Extracted information:
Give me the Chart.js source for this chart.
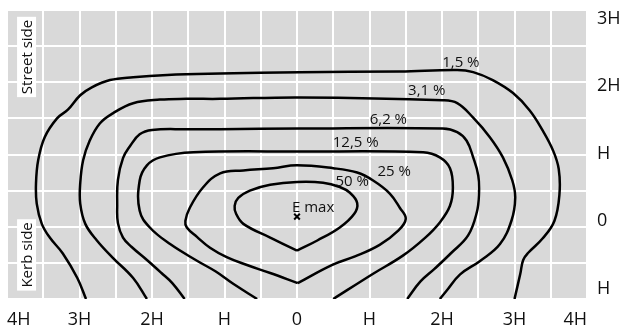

* * *

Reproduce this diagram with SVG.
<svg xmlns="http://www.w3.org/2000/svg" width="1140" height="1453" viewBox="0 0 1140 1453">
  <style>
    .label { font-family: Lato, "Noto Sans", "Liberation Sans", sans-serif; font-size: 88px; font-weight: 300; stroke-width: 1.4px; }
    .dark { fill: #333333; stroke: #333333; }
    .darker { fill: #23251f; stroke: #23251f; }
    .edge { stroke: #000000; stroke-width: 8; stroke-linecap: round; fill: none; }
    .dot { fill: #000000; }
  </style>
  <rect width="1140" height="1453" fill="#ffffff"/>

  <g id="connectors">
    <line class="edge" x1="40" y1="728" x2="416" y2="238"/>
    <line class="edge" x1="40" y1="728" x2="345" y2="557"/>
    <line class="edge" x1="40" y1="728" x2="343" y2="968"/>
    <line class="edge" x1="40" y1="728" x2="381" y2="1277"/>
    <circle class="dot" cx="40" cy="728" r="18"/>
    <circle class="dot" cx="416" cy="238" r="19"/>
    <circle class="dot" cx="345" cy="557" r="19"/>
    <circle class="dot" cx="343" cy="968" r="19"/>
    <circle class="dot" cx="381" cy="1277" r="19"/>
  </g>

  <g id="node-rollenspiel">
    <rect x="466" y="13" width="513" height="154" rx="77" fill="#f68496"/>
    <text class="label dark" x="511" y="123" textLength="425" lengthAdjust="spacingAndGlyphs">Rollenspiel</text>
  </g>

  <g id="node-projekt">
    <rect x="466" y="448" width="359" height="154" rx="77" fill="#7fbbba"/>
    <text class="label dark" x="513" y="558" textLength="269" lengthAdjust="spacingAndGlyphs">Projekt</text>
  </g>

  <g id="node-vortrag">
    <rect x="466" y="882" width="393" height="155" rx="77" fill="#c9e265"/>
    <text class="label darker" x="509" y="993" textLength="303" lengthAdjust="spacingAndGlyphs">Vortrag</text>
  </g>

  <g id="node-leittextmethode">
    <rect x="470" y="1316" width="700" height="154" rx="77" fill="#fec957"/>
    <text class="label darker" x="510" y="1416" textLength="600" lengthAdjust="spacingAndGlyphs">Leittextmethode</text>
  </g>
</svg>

Task description:
Pick every line with "this" in it and copy it.

Output:
Give me the Chart.js source for this chart.
Reproduce this diagram with SVG.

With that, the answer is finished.